WASHINGTON – Senate budget writers proposed adding $1 billion in “emergency” spending for NASA Thursday to pay for the space shuttle’s return to flight without slashing other NASA programs.

The proposed 6 percent increase in NASA’s budget request, which the Senate Appropriations Committee adopted on an unrecorded voice vote, came after years of mounting frustration in Congress that NASA aeronautics and science programs were being sacrificed to finance President Bush’s plan to fly to the moon.

But some conservative committee members vowed to fight the measure when NASA’s bill reaches the floor and observers predicted opposition in the House.

Instead of cutting other programs to pay for the extra NASA money, the committee simply declared the space shuttle funding an emergency that would be exempted from congressional spending limits.

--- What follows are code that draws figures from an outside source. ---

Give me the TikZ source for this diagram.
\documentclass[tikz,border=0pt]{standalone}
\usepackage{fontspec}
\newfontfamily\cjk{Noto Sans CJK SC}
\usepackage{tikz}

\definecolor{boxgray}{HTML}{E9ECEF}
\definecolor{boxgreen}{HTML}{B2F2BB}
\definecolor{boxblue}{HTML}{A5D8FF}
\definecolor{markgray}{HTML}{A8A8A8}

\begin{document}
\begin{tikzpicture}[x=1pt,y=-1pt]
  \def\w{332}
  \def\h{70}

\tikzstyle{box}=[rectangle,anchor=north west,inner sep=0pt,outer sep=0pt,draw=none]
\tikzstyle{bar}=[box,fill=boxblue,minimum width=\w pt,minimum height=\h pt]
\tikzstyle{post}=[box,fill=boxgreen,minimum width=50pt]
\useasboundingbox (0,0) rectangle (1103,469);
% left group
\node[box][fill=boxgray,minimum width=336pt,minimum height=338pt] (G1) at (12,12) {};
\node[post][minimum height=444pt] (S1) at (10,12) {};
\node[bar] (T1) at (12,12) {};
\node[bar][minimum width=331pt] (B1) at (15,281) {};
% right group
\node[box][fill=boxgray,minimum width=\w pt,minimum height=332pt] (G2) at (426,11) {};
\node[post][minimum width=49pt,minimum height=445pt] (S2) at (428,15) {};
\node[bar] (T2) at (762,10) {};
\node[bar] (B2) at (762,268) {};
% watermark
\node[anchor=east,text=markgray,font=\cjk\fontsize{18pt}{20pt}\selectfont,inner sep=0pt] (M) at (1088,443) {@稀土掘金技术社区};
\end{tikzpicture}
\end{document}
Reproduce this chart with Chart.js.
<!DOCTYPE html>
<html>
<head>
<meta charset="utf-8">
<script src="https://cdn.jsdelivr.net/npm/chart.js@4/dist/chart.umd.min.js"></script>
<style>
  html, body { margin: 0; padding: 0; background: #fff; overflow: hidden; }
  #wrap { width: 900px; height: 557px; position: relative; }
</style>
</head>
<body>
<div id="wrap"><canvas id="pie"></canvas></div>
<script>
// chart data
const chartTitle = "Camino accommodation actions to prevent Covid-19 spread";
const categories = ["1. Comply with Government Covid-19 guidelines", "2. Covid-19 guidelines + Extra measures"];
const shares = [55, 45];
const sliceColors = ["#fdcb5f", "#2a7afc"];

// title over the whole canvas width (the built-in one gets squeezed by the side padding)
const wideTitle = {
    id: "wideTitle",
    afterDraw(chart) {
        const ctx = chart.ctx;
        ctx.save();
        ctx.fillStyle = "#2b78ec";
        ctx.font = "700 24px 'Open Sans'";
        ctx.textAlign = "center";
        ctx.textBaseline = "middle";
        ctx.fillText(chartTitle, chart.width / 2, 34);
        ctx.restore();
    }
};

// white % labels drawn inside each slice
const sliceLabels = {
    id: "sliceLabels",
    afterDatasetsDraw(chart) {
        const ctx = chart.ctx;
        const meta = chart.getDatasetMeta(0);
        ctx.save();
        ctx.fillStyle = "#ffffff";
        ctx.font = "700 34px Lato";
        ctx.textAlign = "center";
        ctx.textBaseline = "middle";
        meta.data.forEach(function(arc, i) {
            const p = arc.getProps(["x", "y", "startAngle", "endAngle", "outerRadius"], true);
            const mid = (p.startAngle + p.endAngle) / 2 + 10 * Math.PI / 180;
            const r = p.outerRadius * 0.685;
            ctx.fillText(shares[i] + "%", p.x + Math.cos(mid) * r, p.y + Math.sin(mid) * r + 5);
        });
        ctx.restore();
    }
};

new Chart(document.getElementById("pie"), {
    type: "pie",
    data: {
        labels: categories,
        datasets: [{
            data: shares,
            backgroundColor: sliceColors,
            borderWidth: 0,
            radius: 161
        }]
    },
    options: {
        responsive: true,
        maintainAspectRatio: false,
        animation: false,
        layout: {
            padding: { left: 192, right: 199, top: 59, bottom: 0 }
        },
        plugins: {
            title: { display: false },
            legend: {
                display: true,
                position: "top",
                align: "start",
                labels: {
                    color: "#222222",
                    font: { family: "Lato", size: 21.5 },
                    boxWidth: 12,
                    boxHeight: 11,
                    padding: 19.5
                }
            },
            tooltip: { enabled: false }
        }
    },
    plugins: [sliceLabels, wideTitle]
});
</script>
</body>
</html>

The chief sponsor of the bipartisan funding measure, Sen. Barbara Mikulski, D-Md., said the extra money is critical because NASA needs $2 billion to get the space shuttle back in operation.

“NASA has paid a significant price in other programs in order to get the shuttle back up there,” she said.

“I don’t think it’s the right thing to do,” said Sen. Pete Domenici, R-N.M. “To call it an emergency is a very big stretch of the word.”

Bush’s budget for NASA for the fiscal year that begins Oct. 1 calls for increasing funding for space programs by about 30 percent from current levels, while cutting aeronautics research by 18 percent.